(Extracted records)
────────
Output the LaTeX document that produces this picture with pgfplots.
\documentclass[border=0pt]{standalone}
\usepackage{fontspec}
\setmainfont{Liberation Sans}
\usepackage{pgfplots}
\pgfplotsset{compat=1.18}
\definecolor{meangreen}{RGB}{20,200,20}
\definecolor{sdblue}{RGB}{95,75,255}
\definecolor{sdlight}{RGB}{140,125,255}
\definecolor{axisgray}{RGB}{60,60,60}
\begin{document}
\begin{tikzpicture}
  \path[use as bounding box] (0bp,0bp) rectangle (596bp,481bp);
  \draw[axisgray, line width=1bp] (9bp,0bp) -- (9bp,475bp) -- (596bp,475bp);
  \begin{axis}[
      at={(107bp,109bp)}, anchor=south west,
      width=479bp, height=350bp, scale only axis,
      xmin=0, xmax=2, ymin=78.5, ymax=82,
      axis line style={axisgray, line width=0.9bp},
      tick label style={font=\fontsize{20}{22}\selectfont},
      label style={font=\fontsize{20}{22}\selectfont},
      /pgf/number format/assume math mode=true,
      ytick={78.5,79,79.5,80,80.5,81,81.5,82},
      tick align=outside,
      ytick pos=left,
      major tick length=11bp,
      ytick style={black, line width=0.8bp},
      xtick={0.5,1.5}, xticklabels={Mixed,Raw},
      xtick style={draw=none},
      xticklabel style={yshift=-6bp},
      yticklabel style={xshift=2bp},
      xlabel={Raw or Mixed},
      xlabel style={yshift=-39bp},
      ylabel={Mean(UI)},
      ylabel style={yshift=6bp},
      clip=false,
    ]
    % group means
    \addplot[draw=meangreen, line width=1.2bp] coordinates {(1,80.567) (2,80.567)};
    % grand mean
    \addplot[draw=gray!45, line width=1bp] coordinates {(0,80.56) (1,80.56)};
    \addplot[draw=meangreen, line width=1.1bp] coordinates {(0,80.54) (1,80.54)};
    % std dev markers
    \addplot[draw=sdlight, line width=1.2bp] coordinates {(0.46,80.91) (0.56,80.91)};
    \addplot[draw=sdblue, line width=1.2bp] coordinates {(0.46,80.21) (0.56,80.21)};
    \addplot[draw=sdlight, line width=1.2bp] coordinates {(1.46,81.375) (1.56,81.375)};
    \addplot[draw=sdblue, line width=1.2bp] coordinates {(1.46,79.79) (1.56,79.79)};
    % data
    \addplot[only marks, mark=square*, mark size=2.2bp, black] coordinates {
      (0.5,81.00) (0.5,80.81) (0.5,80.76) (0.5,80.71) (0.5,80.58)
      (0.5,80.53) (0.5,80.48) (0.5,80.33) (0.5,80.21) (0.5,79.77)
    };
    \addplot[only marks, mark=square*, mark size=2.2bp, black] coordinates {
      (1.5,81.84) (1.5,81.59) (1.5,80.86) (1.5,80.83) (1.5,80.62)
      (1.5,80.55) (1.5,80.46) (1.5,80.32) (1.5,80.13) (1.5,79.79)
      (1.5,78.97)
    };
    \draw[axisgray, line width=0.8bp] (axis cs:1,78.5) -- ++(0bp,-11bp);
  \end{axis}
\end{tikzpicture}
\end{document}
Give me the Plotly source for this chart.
────────
Task to carry out –
Identify each line holding the string "this", and copy it out.

Expected answer –
Output the LaTeX document that produces this picture with pgfplots.
Give me the Plotly source for this chart.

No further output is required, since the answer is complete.